Antoine Kombouaré et Carlo Ancelotti, les deux autres entraîneurs parisien de l'ère QSI, ne manifestaient pas la même insécurité face à la pression médiatique à la française telle que le PSG l'expérimente. Plus que l'attitude du club, «pas chaleureuse mais pro, très pro» (Degorre), c'est la personnalité de l'entraîneur parisien qui serait, ici, le vrai sujet.
«On l'a vu quand il a pris l'équipe de France en 2010, où il ne s'attendait pas à autant de pression médiatique, illustre Séverac. Blanc est tombé dans un autre monde par rapport à Bordeaux et il ne l'avait pas anticipé. Au PSG, c'est encore un cran au-dessus par rapport aux Bleus.»

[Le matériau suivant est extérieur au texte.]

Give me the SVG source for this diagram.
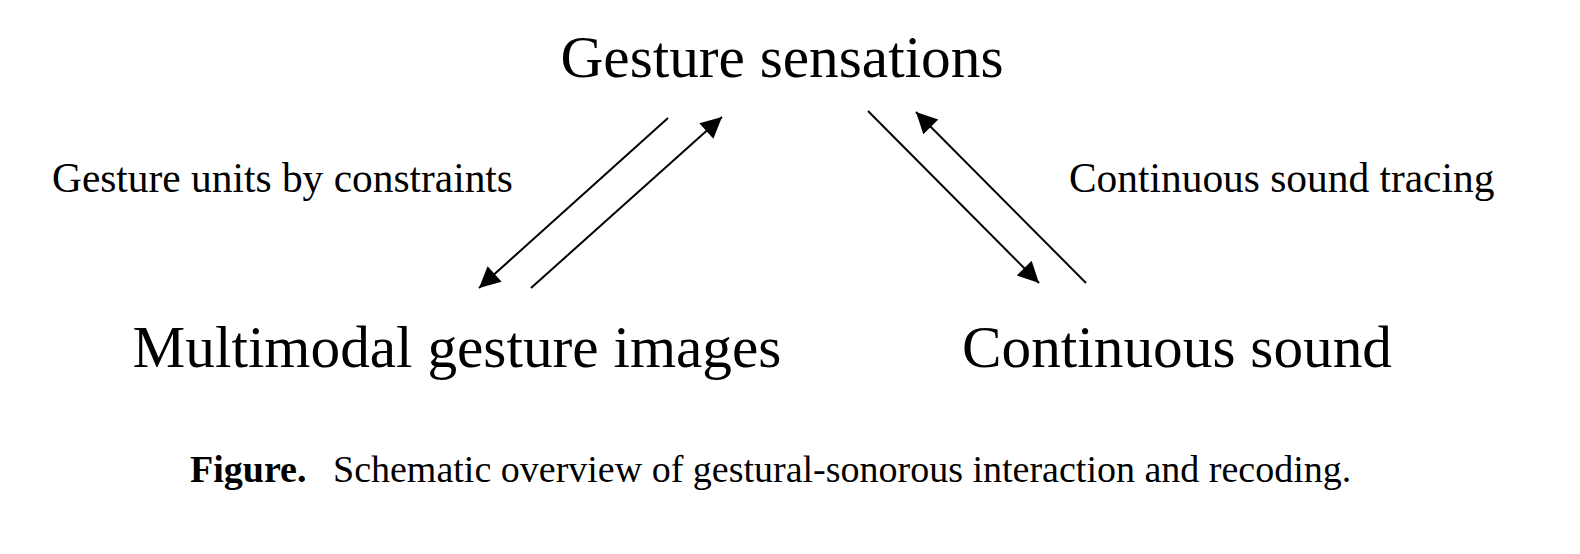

A Barcelone, où il a joué, et où son nom a été cité pour l'après-Guardiola, le fossé serait encore plus grand et Blanc vivrait chaque jour un insoutenable calvaire. L'amphithéâtre clairsemé du Parc des Princes, les questions légères de La Grande Surface de Canal+, la guéguerre L'Equipe-Le Parisien, la guerre atomique BeIn Sport-Canal+: pour un grand club d'Europe, le folklore franco-français reste une croisière en eaux calmes.
«Ici, il y a des enjeux politiques importants, rappelle Traïni. On dit souvent du Barça qu'il est l'armée démilitarisée de la Catalogne. Un joueur comme Oleguer, catalaniste, était sifflé partout en Liga et en sélection et ses entraîneurs devaient passer du temps à le défendre. PSG-OM, c'est plutôt rigolo à côté.»
PSG-Canal+, psychodrame à la française, ça l'est aussi.